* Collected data
----
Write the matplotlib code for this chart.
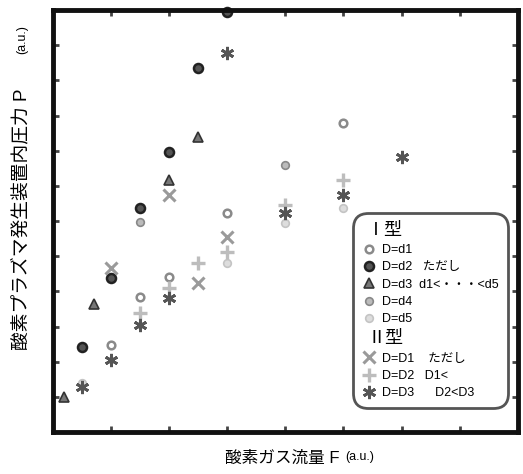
import matplotlib.pyplot as plt
from matplotlib.lines import Line2D

plt.rcParams['font.family'] = ['Liberation Sans', 'Noto Sans CJK JP', 'DejaVu Sans']

# type I (D = d1 ... d5)
x_d1 = [1.0, 1.5, 2.0, 3.0, 5.0]
y_d1 = [2.47, 3.85, 4.42, 6.22, 8.8]
x_d2 = [0.5, 1.0, 1.5, 2.0, 2.5, 3.0]
y_d2 = [2.42, 4.38, 6.37, 7.96, 10.36, 11.95]
x_d3 = [0.2, 0.7, 2.0, 2.5]
y_d3 = [1.0, 3.64, 7.16, 8.39]
x_d4 = [1.5, 4.0]
y_d4 = [5.98, 7.59]
x_d5 = [0.5, 3.0, 4.0, 5.0]
y_d5 = [1.4, 4.8, 5.95, 6.37]

# type II (D = D1 ... D3)
x_D1 = [1.0, 2.0, 2.5, 3.0]
y_D1 = [4.66, 6.74, 4.23, 5.55]
x_D2 = [1.5, 2.0, 2.5, 3.0, 4.0, 5.0]
y_D2 = [3.38, 4.09, 4.8, 5.12, 6.45, 7.16]
x_D3 = [0.5, 1.0, 1.5, 2.0, 3.0, 4.0, 5.0, 6.0]
y_D3 = [1.28, 2.05, 3.04, 3.8, 10.77, 6.22, 6.74, 7.83]

labels_1 = ['D=d1', 'D=d2   ただし', 'D=d3  d1<・・・<d5', 'D=d4', 'D=d5']
labels_2 = ['D=D1    ただし', 'D=D2   D1<', 'D=D3      D2<D3']

fig = plt.figure(figsize=(5.23, 4.74), dpi=100)
ax = fig.add_axes([0.101, 0.0886, 0.889, 0.890])

h_d1, = ax.plot(x_d1, y_d1, 'o', ms=5.5, mfc='white', mec='#8a8a8a', mew=1.8,
                clip_on=False, label=labels_1[0])
h_d2, = ax.plot(x_d2, y_d2, 'o', ms=6.5, mfc='#555555', mec='#222222', mew=1.8,
                clip_on=False, label=labels_1[1])
h_d3, = ax.plot(x_d3, y_d3, '^', ms=6.5, mfc='#777777', mec='#333333', mew=1.2,
                clip_on=False, label=labels_1[2])
h_d4, = ax.plot(x_d4, y_d4, 'o', ms=5.5, mfc='#bbbbbb', mec='#888888', mew=1.2,
                clip_on=False, label=labels_1[3])
h_d5, = ax.plot(x_d5, y_d5, 'o', ms=5.5, mfc='#dddddd', mec='#c4c4c4', mew=1.2,
                clip_on=False, label=labels_1[4])
h_D1, = ax.plot(x_D1, y_D1, 'x', ms=8.5, mec='#9a9a9a', mew=2.2,
                clip_on=False, label=labels_2[0])
h_D2, = ax.plot(x_D2, y_D2, '+', ms=9.5, mec='#bdbdbd', mew=2.4,
                clip_on=False, label=labels_2[1])
h_D3, = ax.plot(x_D3, y_D3, marker=(6, 2, 0), ls='none', ms=9.5, mec='#555555',
                mew=2.0, clip_on=False, label=labels_2[2])

ax.set_xlim(0, 8)
ax.set_ylim(0, 12)
ax.set_xticks(range(1, 8))
ax.set_yticks(range(1, 12))
ax.tick_params(direction='in', length=4, width=2, color='#444444',
               top=True, right=True, labelbottom=False, labelleft=False)
for s in ax.spines.values():
    s.set_linewidth(3.5)
    s.set_color('#111111')

blank = Line2D([], [], ls='none')
handles = [blank, h_d1, h_d2, h_d3, h_d4, h_d5, blank, h_D1, h_D2, h_D3]
labels = ['Ⅰ型'] + labels_1 + ['Ⅱ型'] + labels_2
leg = ax.legend(handles, labels, loc='lower right',
                bbox_to_anchor=(0.978, 0.057), fontsize=9, handlelength=1.1,
                handletextpad=0.5, labelspacing=0.42, borderpad=0.7,
                borderaxespad=0, fancybox=True, framealpha=1,
                edgecolor='#555555')
leg.get_frame().set_linewidth(2)
leg.get_frame().set_boxstyle('round', pad=0, rounding_size=1.2)
for i in (0, 6):
    t = leg.get_texts()[i]
    t.set_fontsize(13)
    t.set_x(-15)

fig.text(0.042, 0.262, '酸素プラズマ発生装置内圧力 P', rotation=90,
         fontsize=13.5, ha='center', va='bottom')
fig.text(0.042, 0.947, '(a.u.)', rotation=90, fontsize=9,
         ha='center', va='top')
fig.text(0.43, 0.033, '酸素ガス流量 F', fontsize=12, ha='left', va='center')
fig.text(0.66, 0.036, '(a.u.)', fontsize=9, ha='left', va='center')

fig.savefig('out.png', dpi=100)
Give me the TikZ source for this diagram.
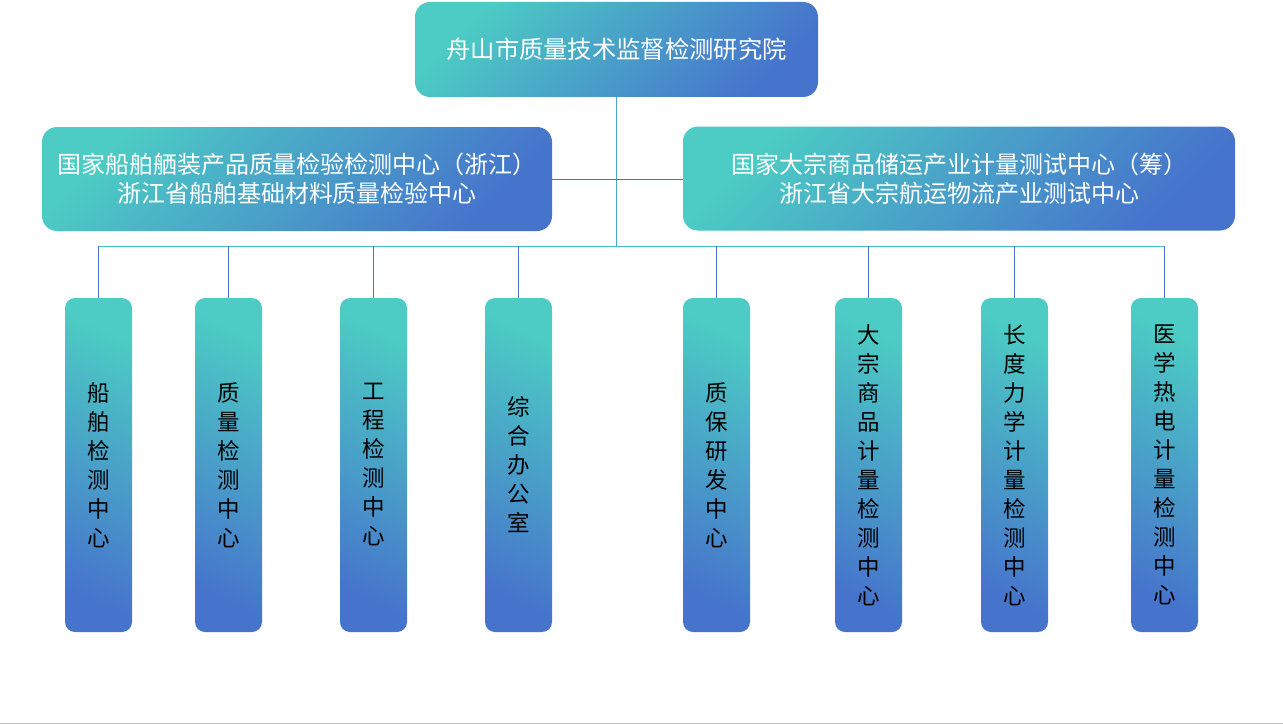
\documentclass[tikz,border=0pt]{standalone}
\usepackage{fontspec}
\newfontfamily\cjk{Noto Sans CJK SC}
\definecolor{cteal}{RGB}{76,204,196}
\definecolor{cblue}{RGB}{70,116,204}
\definecolor{lteal}{RGB}{72,190,196}
\definecolor{lblue}{RGB}{70,118,204}
\definecolor{lmid}{RGB}{72,168,200}
\tikzset{
  hbox/.style={rounded corners=15pt, top color=cteal, bottom color=cblue, shading angle=45,
    draw=none, inner sep=0pt, text=white, align=center,
    font=\cjk\fontsize{24}{29}\selectfont},
  vbox/.style={rounded corners=10pt, top color=cteal, bottom color=cblue, shading angle=-25,
    draw=none, inner sep=0pt, text=black, align=center, minimum width=67pt, minimum height=334pt,
    font=\cjk\fontsize{22.5}{29}\selectfont},
  conn/.style={line width=1pt, draw=lblue},
  bar/.style={line width=1pt, draw=lteal}
}
\begin{document}
\begin{tikzpicture}[x=1pt,y=-1pt]
\useasboundingbox (0,0) rectangle (1283,725);
\fill[white] (0,0) rectangle (1283,725);
\draw[line width=1.5pt, draw={rgb,255:red,196;green,198;blue,198}] (0,723.5) -- (1283,723.5);

\coordinate (j) at (616.5,246);
\coordinate (jl) at (98.5,246);
\coordinate (jr) at (1164.5,246);

\node[hbox, minimum width=403pt, minimum height=95pt, font=\cjk\fontsize{24.3}{29}\selectfont] (top) at (616.5,49.5) {舟山市质量技术监督检测研究院};
\node[hbox, minimum width=510pt, minimum height=104pt] (L) at (297,179) {国家船舶舾装产品质量检验检测中心（浙江）\\浙江省船舶基础材料质量检验中心};
\node[hbox, minimum width=552pt, minimum height=104pt] (R) at (959,178.5) {国家大宗商品储运产业计量测试中心（筹）\\浙江省大宗航运物流产业测试中心};

\node[vbox] (v1) at (98.5,465) {船\\舶\\检\\测\\中\\心};
\node[vbox] (v2) at (228.5,465) {质\\量\\检\\测\\中\\心};
\node[vbox] (v3) at (373.5,465) {工\\程\\检\\测\\中\\心};
\node[vbox] (v4) at (518.5,465) {综\\合\\办\\公\\室};
\node[vbox] (v5) at (716.5,465) {质\\保\\研\\发\\中\\心};
\node[vbox] (v6) at (868.5,465) {大\\宗\\商\\品\\计\\量\\检\\测\\中\\心};
\node[vbox] (v7) at (1014.5,465) {长\\度\\力\\学\\计\\量\\检\\测\\中\\心};
\node[vbox] (v8) at (1164.5,465) {医\\学\\热\\电\\计\\量\\检\\测\\中\\心};

\draw[line width=1pt, draw=lmid] (top.south) -- (j);
\draw[conn] (L.east) -- (L.east -| R.west);
\draw[bar] (jl) -- (jr);
\foreach \v in {v1,v2,v3,v4,v5,v6,v7,v8}{
  \draw[conn] (\v.north) -- (\v.north |- j);
}
\end{tikzpicture}
\end{document}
----
* What this task involves
Everything from the first line of the listing above through the line that contains "y_D3 = [1.28, 2.05, 3.04, 3.8, 10.77, 6.22, 6.74, 7.83]" is to be restated word for word, minus the pictures.

* Task response
Write the matplotlib code for this chart.
import matplotlib.pyplot as plt
from matplotlib.lines import Line2D

plt.rcParams['font.family'] = ['Liberation Sans', 'Noto Sans CJK JP', 'DejaVu Sans']

# type I (D = d1 ... d5)
x_d1 = [1.0, 1.5, 2.0, 3.0, 5.0]
y_d1 = [2.47, 3.85, 4.42, 6.22, 8.8]
x_d2 = [0.5, 1.0, 1.5, 2.0, 2.5, 3.0]
y_d2 = [2.42, 4.38, 6.37, 7.96, 10.36, 11.95]
x_d3 = [0.2, 0.7, 2.0, 2.5]
y_d3 = [1.0, 3.64, 7.16, 8.39]
x_d4 = [1.5, 4.0]
y_d4 = [5.98, 7.59]
x_d5 = [0.5, 3.0, 4.0, 5.0]
y_d5 = [1.4, 4.8, 5.95, 6.37]

# type II (D = D1 ... D3)
x_D1 = [1.0, 2.0, 2.5, 3.0]
y_D1 = [4.66, 6.74, 4.23, 5.55]
x_D2 = [1.5, 2.0, 2.5, 3.0, 4.0, 5.0]
y_D2 = [3.38, 4.09, 4.8, 5.12, 6.45, 7.16]
x_D3 = [0.5, 1.0, 1.5, 2.0, 3.0, 4.0, 5.0, 6.0]
y_D3 = [1.28, 2.05, 3.04, 3.8, 10.77, 6.22, 6.74, 7.83]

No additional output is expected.